Terzo: dobbiamo combattere insieme contro i pregiudizi inconsapevoli. Quelli che continuano a muoversi nell’oscurità del corpo sociale e dei nostri corpi individuali, quelli che influenzano le nostre aspettative di genere e vanno poi a modellare le abitudini, le (cattive) pratiche, le istituzioni. Sono più potenti degli stereotipi dei quali abbiamo almeno imparato a dibattere.

Uno per tutti, scelto in questa giornata durante la quale sentirete ripetere in continuazione la parola “vittime” riferita alle donne, tanto che finirà per sembrarvi una frase fatta, uno scivolo verso un affollato luogo comune. Quello che la forza sia una specialità maschile, una fortuna predisposta dalla Natura. Il nodo qui è che abbiamo sempre concepito la forza in termini di muscoli. Ma esistono altre capacità, direbbe Alessandra Chiricosta autrice di Un altro genere di forza, che contribuiscono all’efficacia: velocità, resistenza, prontezza, agilità, presenza mentale, strategia… Eppure ci abbandoniamo all’idea che la forza si risolva nel binomio muscolarità/mascolinità, passaggio critico nel sentire comune che sospinge la femminilità dentro un perimetro di debolezza. Il sesso debole.

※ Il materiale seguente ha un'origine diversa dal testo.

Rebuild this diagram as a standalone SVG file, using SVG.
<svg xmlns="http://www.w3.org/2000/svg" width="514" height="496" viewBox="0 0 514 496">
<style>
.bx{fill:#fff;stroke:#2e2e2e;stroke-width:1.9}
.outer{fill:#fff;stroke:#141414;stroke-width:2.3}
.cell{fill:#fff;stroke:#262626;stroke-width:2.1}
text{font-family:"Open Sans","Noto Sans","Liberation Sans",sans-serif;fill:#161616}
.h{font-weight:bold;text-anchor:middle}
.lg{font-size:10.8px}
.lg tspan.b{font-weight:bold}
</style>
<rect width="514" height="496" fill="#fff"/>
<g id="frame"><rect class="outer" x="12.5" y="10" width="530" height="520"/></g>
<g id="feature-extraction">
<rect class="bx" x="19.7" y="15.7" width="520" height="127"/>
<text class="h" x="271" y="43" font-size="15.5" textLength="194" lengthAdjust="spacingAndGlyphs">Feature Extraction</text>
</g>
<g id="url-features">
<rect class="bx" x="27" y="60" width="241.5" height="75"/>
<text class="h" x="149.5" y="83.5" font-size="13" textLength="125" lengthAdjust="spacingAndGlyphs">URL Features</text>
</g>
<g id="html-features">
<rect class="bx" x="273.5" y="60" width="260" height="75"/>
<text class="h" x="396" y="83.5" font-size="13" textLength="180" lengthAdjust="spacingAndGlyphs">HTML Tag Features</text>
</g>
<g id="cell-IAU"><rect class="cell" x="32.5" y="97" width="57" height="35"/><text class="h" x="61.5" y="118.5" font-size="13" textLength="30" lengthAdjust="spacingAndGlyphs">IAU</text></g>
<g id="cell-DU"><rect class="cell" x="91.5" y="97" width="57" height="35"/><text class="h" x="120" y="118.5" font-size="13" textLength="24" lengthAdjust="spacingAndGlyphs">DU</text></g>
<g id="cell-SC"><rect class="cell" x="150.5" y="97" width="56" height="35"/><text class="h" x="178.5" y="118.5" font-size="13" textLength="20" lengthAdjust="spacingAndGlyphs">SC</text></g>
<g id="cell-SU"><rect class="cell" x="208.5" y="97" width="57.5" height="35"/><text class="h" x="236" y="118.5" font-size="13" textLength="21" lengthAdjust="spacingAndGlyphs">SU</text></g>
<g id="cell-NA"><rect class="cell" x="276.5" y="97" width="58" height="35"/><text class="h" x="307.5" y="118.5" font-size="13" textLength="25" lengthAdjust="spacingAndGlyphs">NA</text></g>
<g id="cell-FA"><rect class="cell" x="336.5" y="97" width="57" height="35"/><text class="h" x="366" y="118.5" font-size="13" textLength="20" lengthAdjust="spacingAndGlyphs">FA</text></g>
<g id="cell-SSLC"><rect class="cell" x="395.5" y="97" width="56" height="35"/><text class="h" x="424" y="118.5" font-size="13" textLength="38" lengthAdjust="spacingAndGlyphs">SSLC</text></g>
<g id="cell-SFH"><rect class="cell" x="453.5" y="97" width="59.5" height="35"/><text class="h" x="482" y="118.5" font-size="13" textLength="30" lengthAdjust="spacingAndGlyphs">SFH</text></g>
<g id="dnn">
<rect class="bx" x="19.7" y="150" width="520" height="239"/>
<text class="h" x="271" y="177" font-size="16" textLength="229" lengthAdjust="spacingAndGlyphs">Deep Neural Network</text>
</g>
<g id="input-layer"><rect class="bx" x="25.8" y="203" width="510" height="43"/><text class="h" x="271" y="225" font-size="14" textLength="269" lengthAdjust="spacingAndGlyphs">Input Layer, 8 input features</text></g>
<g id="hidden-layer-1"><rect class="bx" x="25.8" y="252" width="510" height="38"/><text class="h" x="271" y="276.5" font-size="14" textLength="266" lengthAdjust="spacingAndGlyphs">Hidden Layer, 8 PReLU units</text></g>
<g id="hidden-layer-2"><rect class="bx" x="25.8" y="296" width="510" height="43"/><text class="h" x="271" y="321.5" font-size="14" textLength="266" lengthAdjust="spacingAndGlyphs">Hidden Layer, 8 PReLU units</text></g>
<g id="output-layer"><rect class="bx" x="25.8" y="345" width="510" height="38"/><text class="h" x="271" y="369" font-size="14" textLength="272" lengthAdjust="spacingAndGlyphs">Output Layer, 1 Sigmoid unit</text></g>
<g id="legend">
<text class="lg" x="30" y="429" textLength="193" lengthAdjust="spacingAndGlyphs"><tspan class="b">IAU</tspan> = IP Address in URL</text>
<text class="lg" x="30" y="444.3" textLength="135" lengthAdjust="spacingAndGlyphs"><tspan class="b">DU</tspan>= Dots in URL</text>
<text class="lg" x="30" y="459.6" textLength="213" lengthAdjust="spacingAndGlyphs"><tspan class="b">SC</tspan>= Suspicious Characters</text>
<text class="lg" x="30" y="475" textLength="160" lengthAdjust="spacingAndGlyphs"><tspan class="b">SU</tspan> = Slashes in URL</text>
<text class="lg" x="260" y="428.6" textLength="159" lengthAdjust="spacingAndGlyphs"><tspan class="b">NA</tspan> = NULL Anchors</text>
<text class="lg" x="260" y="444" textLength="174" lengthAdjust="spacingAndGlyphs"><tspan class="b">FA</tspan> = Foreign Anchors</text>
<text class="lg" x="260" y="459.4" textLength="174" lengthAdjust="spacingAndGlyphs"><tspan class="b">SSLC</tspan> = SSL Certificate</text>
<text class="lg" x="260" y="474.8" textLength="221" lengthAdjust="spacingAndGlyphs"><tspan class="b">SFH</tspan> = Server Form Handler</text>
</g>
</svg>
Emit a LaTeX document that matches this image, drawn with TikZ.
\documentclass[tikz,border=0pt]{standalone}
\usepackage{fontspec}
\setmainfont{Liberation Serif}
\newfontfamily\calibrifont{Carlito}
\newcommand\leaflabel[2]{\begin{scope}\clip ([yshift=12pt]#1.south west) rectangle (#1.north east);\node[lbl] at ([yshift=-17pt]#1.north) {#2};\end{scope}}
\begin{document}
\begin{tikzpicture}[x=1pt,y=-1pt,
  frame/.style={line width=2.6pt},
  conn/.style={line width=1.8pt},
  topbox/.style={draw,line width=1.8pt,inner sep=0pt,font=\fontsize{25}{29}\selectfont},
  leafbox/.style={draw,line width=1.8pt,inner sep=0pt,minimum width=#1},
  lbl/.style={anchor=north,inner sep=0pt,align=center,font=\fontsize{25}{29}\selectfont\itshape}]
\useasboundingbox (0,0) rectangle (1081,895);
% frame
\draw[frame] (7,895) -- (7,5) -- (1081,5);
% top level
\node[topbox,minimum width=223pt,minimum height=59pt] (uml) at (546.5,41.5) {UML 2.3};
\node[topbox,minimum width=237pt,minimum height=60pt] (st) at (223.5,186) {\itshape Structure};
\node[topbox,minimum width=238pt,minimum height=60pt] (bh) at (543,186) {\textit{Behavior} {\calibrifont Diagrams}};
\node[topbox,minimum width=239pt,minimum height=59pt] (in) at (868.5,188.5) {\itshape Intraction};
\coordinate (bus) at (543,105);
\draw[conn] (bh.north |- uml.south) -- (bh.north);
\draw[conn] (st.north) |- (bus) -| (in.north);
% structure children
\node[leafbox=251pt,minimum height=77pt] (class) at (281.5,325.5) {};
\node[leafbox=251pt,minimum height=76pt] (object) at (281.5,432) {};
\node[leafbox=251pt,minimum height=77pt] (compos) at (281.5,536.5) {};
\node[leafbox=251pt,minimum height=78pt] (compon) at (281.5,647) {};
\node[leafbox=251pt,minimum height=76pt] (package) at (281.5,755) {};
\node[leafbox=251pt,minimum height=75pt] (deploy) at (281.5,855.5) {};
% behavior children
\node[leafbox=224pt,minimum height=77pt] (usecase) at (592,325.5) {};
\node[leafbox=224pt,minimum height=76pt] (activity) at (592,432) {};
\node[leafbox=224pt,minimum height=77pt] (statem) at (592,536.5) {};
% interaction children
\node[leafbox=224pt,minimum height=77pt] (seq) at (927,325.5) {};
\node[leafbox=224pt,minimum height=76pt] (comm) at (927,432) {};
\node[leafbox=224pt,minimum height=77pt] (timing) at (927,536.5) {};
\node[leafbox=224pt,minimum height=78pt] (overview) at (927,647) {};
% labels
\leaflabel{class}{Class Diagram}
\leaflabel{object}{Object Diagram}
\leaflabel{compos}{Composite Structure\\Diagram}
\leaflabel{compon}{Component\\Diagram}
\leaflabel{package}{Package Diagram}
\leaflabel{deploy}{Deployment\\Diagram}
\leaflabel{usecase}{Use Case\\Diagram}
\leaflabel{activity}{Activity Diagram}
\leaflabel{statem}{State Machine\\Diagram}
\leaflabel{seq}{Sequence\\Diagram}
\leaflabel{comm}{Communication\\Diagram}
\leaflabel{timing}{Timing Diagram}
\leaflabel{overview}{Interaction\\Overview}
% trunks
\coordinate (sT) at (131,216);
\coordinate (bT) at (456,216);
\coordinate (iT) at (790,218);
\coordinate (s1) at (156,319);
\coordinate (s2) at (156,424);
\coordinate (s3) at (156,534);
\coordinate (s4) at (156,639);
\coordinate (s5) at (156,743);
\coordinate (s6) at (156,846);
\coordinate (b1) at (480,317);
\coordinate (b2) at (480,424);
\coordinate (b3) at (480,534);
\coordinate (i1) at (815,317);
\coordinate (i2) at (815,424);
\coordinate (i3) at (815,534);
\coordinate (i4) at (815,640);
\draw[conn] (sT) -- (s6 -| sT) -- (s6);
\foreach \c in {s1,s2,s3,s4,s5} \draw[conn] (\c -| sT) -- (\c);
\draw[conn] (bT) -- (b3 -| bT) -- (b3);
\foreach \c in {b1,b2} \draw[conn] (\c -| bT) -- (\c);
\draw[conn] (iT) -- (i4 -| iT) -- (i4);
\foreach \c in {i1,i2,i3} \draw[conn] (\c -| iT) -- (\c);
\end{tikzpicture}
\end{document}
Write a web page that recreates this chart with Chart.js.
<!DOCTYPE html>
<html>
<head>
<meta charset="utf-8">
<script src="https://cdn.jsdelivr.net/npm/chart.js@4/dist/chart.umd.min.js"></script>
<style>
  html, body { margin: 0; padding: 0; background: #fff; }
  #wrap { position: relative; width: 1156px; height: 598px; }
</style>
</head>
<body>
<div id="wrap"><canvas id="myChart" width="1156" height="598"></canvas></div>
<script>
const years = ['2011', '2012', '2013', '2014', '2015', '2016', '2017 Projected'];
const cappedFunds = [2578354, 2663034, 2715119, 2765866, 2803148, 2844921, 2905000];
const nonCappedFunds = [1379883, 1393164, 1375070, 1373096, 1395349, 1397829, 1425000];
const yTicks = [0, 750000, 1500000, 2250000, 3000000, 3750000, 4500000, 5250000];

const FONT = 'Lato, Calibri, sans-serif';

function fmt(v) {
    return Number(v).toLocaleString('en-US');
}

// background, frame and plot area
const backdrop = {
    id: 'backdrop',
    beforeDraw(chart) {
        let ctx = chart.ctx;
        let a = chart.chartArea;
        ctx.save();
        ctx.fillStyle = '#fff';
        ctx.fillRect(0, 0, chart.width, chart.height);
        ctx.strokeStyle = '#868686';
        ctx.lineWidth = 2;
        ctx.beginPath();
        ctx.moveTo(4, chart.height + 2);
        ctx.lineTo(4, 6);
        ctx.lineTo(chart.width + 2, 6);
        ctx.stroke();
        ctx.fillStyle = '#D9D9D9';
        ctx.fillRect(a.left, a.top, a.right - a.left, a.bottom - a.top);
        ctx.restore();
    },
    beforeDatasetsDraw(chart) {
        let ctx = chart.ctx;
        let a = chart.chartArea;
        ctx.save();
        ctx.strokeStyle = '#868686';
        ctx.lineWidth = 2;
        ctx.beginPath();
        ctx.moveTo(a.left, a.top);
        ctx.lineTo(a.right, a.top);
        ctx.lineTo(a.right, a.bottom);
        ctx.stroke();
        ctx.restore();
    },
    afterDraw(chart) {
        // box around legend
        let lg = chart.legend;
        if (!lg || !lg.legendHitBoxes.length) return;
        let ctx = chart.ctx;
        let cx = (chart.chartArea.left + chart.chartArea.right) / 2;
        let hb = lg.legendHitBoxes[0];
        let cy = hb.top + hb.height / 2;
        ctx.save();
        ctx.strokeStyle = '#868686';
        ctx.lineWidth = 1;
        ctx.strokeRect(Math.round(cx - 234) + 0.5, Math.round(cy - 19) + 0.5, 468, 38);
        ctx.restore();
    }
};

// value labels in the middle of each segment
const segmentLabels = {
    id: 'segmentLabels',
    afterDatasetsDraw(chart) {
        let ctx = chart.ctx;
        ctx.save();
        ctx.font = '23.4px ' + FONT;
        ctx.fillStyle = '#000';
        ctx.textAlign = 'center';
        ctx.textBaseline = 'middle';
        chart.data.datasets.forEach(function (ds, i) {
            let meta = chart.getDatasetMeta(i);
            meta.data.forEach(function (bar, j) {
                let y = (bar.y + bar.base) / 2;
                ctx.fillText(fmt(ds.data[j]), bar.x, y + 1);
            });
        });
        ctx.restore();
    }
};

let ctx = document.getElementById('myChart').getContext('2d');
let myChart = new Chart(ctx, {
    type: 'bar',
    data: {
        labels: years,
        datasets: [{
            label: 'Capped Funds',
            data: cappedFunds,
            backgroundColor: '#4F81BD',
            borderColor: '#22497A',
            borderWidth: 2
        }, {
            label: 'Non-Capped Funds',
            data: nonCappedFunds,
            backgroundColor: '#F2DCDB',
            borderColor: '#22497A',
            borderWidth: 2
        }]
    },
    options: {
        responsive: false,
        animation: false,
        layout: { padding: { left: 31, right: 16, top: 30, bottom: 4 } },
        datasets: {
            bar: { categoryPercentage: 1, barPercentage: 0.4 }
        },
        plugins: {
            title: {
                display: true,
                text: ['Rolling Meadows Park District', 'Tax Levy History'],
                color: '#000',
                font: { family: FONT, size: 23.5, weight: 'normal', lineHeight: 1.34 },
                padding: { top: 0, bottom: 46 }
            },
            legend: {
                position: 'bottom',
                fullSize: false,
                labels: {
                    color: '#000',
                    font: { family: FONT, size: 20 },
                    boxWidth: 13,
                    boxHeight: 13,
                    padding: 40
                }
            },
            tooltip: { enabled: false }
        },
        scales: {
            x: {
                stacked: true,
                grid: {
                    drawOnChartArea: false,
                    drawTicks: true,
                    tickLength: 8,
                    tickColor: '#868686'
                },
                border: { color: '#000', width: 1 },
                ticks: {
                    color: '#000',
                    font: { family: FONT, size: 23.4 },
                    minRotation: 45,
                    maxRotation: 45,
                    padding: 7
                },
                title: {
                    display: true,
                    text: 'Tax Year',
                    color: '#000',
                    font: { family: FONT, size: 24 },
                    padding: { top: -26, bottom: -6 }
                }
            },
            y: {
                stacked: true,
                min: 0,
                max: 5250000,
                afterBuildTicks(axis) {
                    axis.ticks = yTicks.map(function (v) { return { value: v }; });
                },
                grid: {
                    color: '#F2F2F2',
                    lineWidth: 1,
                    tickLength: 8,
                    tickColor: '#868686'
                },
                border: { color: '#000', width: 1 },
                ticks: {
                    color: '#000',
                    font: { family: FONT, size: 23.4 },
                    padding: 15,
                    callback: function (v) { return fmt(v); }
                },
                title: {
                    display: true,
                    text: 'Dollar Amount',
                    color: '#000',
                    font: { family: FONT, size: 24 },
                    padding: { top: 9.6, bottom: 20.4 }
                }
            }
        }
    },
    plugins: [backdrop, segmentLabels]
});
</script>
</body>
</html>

Passando dal mito della virilità ai nostri appartamenti, proviamo ora a pensare che possiamo essere tutte e tutti forti a modo nostro, mai violenti, che non esistono status naturali di superiorità, non esistono diritti al controllo e doveri di sottomissione. Cambiamo il racconto di quello che siamo. Liberiamo i nostri corpi, le nostre teste, i libri, le favole, le materie di studio, gli sport per maschi o per femmine. Tempo di rigenerazione, di ripartenza.